In this, too, we are wise to remember that God is still Emmanuel, with us. In this case, he's not merely using chaos, he is instilling a holy chaos into our lives."
    I'm still wrapping my mind around a God who not only allows, but sometimes brings holy disruption.  It's...unsettling...but would I really want it any other way?  "Jesus: The God Who Coddles" is hardly a tagline that promotes allegiance.   
  Here's an analogy.  I go to a gym that uses instability as a training tool.  They don't use machines at all; in fact, they try to destabalize as many moves as is safely possible so as to engage as many muscles as possible.  If you're going to work out, why not do it right?  It works; the results for their clients are impressive. It's not a gym that coddles, but it's a gym that makes athletic men and women out of boys and girls.
  I want a God who destabalizes as many moves in my life as is safely possible.  If I'm going to ask Him to make me strong, why not do it right? And when, in the end, when we see how Jesus made spiritual men and women out of boys and girls, we will give Him the praise He deserves.

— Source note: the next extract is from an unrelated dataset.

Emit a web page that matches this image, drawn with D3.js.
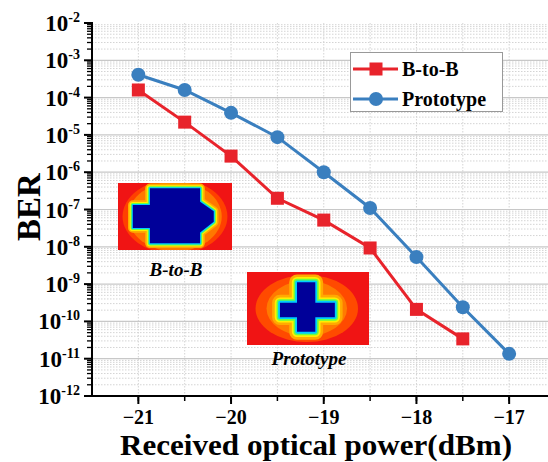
<!DOCTYPE html>
<html>
<head>
<meta charset="utf-8">
<script src="https://cdn.jsdelivr.net/npm/d3@7"></script>
<style>
  body { margin: 0; background: #fff; }
  svg { display: block; }
</style>
</head>
<body>
<script>
// received optical power (dBm)
const powerB2B = [-21, -20.5, -20, -19.5, -19, -18.5, -18, -17.5];
const berB2B = [1.6e-4, 2.2e-5, 2.7e-6, 2.0e-7, 5.2e-8, 9.3e-9, 2.1e-10, 3.4e-11];
const powerProto = [-21, -20.5, -20, -19.5, -19, -18.5, -18, -17.5, -17];
const berProto = [4.1e-4, 1.6e-4, 3.9e-5, 8.7e-6, 1.0e-6, 1.1e-7, 5.3e-9, 2.4e-10, 1.35e-11];
const xTicks = [-21, -20, -19, -18, -17];
const yExps = [-2, -3, -4, -5, -6, -7, -8, -9, -10, -11, -12];
const seriesNames = ["B-to-B", "Prototype"];

const W = 548, H = 462;
const font = "'Liberation Serif', 'Times New Roman', serif";
const red = "#e8232b", blue = "#3a7fbf";

const svg = d3.select("body").append("svg")
    .attr("width", W)
    .attr("height", H)
    .attr("font-family", font);

var x = d3.scaleLinear().domain([-21.5, -16.5]).range([92, 555.5]);
var y = d3.scaleLog().domain([1e-12, 1e-2]).range([396, 23]);

// grid
const grid = svg.append("g");
var minorY = [];
for (var e = -12; e < -2; e++) {
  for (var m = 2; m <= 9; m++) minorY.push(m * Math.pow(10, e));
}
grid.selectAll(".ym").data(minorY).join("line")
    .attr("x1", 92).attr("x2", W)
    .attr("y1", d => y(d)).attr("y2", d => y(d))
    .attr("stroke", "#d4d4d4").attr("stroke-width", 1)
    .attr("stroke-dasharray", "1.5,1.5");
var halfX = d3.range(-21.5, -16.4, 0.5);
grid.selectAll(".xg").data(halfX.slice(1)).join("line")
    .attr("x1", d => x(d)).attr("x2", d => x(d))
    .attr("y1", 23).attr("y2", 396)
    .attr("stroke", "#d4d4d4").attr("stroke-width", 1)
    .attr("stroke-dasharray", "1.5,1.5");
grid.selectAll(".yM").data(yExps.slice(1, -1)).join("line")
    .attr("x1", 92).attr("x2", W)
    .attr("y1", d => y(Math.pow(10, d))).attr("y2", d => y(Math.pow(10, d)))
    .attr("stroke", "#c8c8c8").attr("stroke-width", 1.2);

// insets (colour maps)
const jet = [
  {c: "#ffaa00", o: 6}, {c: "#ffee00", o: 4}, {c: "#66ff44", o: 2.6},
  {c: "#00ccff", o: 1.4}, {c: "#000099", o: 0}
];
function inset(id, x0, y0, w, h, blobs, cross, rings) {
  const g = svg.append("g");
  g.append("clipPath").attr("id", id).append("rect")
      .attr("x", x0).attr("y", y0).attr("width", w).attr("height", h);
  g.append("rect").attr("x", x0).attr("y", y0).attr("width", w).attr("height", h)
      .attr("fill", "#f01414");
  const line = d3.line().x(d => x0 + d[0] * w).y(d => y0 + d[1] * h);
  const inner = g.append("g").attr("clip-path", `url(#${id})`);
  blobs.forEach(function(b) {
    inner.append("ellipse")
        .attr("cx", x0 + b.cx * w).attr("cy", y0 + b.cy * h)
        .attr("rx", b.rx * w).attr("ry", b.ry * h).attr("fill", b.c);
  });
  jet.forEach(function(j) {
    inner.append("path")
        .attr("d", line(cross) + "Z")
        .attr("fill", j.c).attr("stroke", j.c)
        .attr("stroke-width", 2 * j.o * rings)
        .attr("stroke-linejoin", "round");
  });
}
inset("clipA", 118, 183, 114, 67, [
  {cx: 0.5, cy: 0.5, rx: 0.46, ry: 0.56, c: "#ff4000"},
  {cx: 0.5, cy: 0.5, rx: 0.41, ry: 0.52, c: "#ff7800"}
], [
  [0.28, 0.08], [0.72, 0.08], [0.72, 0.28], [0.84, 0.42], [0.84, 0.58],
  [0.72, 0.74], [0.72, 0.9], [0.28, 0.9], [0.28, 0.67], [0.13, 0.67],
  [0.13, 0.33], [0.28, 0.33]
], 0.8);
inset("clipB", 247, 272, 122, 73, [
  {cx: 0.49, cy: 0.5, rx: 0.42, ry: 0.46, c: "#ff4a00"},
  {cx: 0.49, cy: 0.5, rx: 0.33, ry: 0.38, c: "#ff7a00"}
], [
  [0.41, 0.14], [0.56, 0.14], [0.56, 0.42], [0.72, 0.42], [0.72, 0.62],
  [0.56, 0.62], [0.56, 0.82], [0.41, 0.82], [0.41, 0.62], [0.27, 0.62],
  [0.27, 0.42], [0.41, 0.42]
], 1.3);

svg.append("text").attr("x", 176).attr("y", 276)
    .attr("text-anchor", "middle").attr("font-size", 19)
    .attr("font-weight", "bold").attr("font-style", "italic").text(seriesNames[0]);
svg.append("text").attr("x", 309).attr("y", 365)
    .attr("text-anchor", "middle").attr("font-size", 19)
    .attr("font-weight", "bold").attr("font-style", "italic").text(seriesNames[1]);

// axes
const yAxis = svg.append("g");
yAxis.selectAll(".ymt").data(minorY).join("line")
    .attr("x1", 87).attr("x2", 92)
    .attr("y1", d => y(d)).attr("y2", d => y(d))
    .attr("stroke", "#000").attr("stroke-width", 1.3);
yAxis.selectAll(".yMt").data(yExps).join("line")
    .attr("x1", 84).attr("x2", 92)
    .attr("y1", d => y(Math.pow(10, d))).attr("y2", d => y(Math.pow(10, d)))
    .attr("stroke", "#000").attr("stroke-width", 2);
const lab = yAxis.selectAll(".yl").data(yExps).join("text")
    .attr("x", 80).attr("y", d => y(Math.pow(10, d)) + 8)
    .attr("text-anchor", "end").attr("font-weight", "bold").attr("font-size", 23);
lab.append("tspan").text("10");
lab.append("tspan").attr("dy", -9).attr("font-size", 14).text(d => d);
yAxis.append("line").attr("x1", 92).attr("x2", 92).attr("y1", 22).attr("y2", 397)
    .attr("stroke", "#000").attr("stroke-width", 2);

const xAxis = svg.append("g");
xAxis.selectAll(".xmt").data(halfX.slice(1)).join("line")
    .attr("x1", d => x(d)).attr("x2", d => x(d))
    .attr("y1", 396).attr("y2", 401)
    .attr("stroke", "#000").attr("stroke-width", 1.5);
xAxis.selectAll(".xMt").data(xTicks).join("line")
    .attr("x1", d => x(d)).attr("x2", d => x(d))
    .attr("y1", 396).attr("y2", 404)
    .attr("stroke", "#000").attr("stroke-width", 2);
xAxis.selectAll(".xl").data(xTicks).join("text")
    .attr("x", d => x(d)).attr("y", 424)
    .attr("text-anchor", "middle").attr("font-weight", "bold").attr("font-size", 20)
    .text(d => "\u2212" + Math.abs(d));
xAxis.append("line").attr("x1", 91).attr("x2", W).attr("y1", 396).attr("y2", 396)
    .attr("stroke", "#000").attr("stroke-width", 2);

svg.append("text").attr("x", 316).attr("y", 455)
    .attr("text-anchor", "middle").attr("font-weight", "bold").attr("font-size", 30)
    .attr("textLength", 392).attr("lengthAdjust", "spacingAndGlyphs")
    .text("Received optical power(dBm)");
svg.append("text").attr("transform", "translate(40,207) rotate(-90)")
    .attr("text-anchor", "middle").attr("font-weight", "bold").attr("font-size", 33)
    .text("BER");

// series
const line = d3.line().x(d => x(d[0])).y(d => y(d[1]));
const b2b = d3.zip(powerB2B, berB2B);
const proto = d3.zip(powerProto, berProto);

svg.append("path").attr("d", line(b2b)).attr("fill", "none")
    .attr("stroke", red).attr("stroke-width", 3);
svg.selectAll(".sq").data(b2b).join("rect")
    .attr("x", d => x(d[0]) - 6.5).attr("y", d => y(d[1]) - 6.5)
    .attr("width", 13).attr("height", 13).attr("fill", red);

svg.append("path").attr("d", line(proto)).attr("fill", "none")
    .attr("stroke", blue).attr("stroke-width", 3);
svg.selectAll(".ci").data(proto).join("circle")
    .attr("cx", d => x(d[0])).attr("cy", d => y(d[1]))
    .attr("r", 7).attr("fill", blue);

// legend
const leg = svg.append("g");
leg.append("rect").attr("x", 350.5).attr("y", 52.5).attr("width", 152).attr("height", 59)
    .attr("fill", "#fff").attr("stroke", "#999").attr("stroke-width", 1);
[[red, 69], [blue, 99]].forEach(function(s, i) {
  leg.append("line").attr("x1", 353).attr("x2", 398).attr("y1", s[1]).attr("y2", s[1])
      .attr("stroke", s[0]).attr("stroke-width", 3);
  if (i == 0) {
    leg.append("rect").attr("x", 369.5).attr("y", s[1] - 6.5).attr("width", 13).attr("height", 13)
        .attr("fill", s[0]);
  } else {
    leg.append("circle").attr("cx", 376).attr("cy", s[1]).attr("r", 7).attr("fill", s[0]);
  }
  leg.append("text").attr("x", 402).attr("y", s[1] + 7)
      .attr("font-weight", "bold").attr("font-size", 20).text(seriesNames[i]);
});
</script>
</body>
</html>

  1. I feel that this day in age, especially in my generation, the idea of a God that does "coddle" is more appealing. Most of my generation, myself included are use to taking, asking for and getting. We are guilty of taking the past of least resistance, most likly learned from our parents that coddled us for so long, so when we reflect on religion and what the images and traits of God would hold we would of course expect Him to interact with us the way we are use to by society and the way our own parents do. We grow this false understanding that God is indulgent, emotionally responsive to us, unable to hate even hating the sins that He has commanded against in essence coddling the sinner when a commadment has been broken. I agree it is unsettling and hard to imagine a God that could bring such disruption into our lives. I know in my own life because of movies, social media and role models that wanted to protect us from any disruptive Truths about God and the true attributes and characteristics, I am now almost 30 and find it harder to except these truths. I admit that when I first started to understand that Gods love is unconditional, but not with out giving something back in return we could not walk with Him in His kingdom, and that God can hate (sin), it was much like learning at five years old that Santa or the Easter Bunny didn't exist. Poor analogy looking at the big picture but having something you knew in your heart for so long to be true then to learn its not and forced to look back and question how you view things is in itself unsettling.
    You spoke of Holy chaos, disruptions in our lives that God puts in our way to challenge us and uses to help us seek and grow into Him, I can honestly say that when I had moments of "Holy Chaos" I often looked at it as punishment for sins I was guilty of. But after surroundings myself with believers that seek only His truths and have a strong biblical background, I'm finding these trials as opportunities to test my personal courage and grow my love and faith with for Him. I still question what lesson I need to take away from it but no longer question Him. As someone new to the unabridged, un-edited Christianity I appreciate blogs like this that are available to start conversation and self reflection.

  2. "Unabridged, un-edited Christianity." Well said :) I hope this blog can continue to do that. I find it harder than I thought to look at life honestly, but I have also found it more rewarding that I anticipated.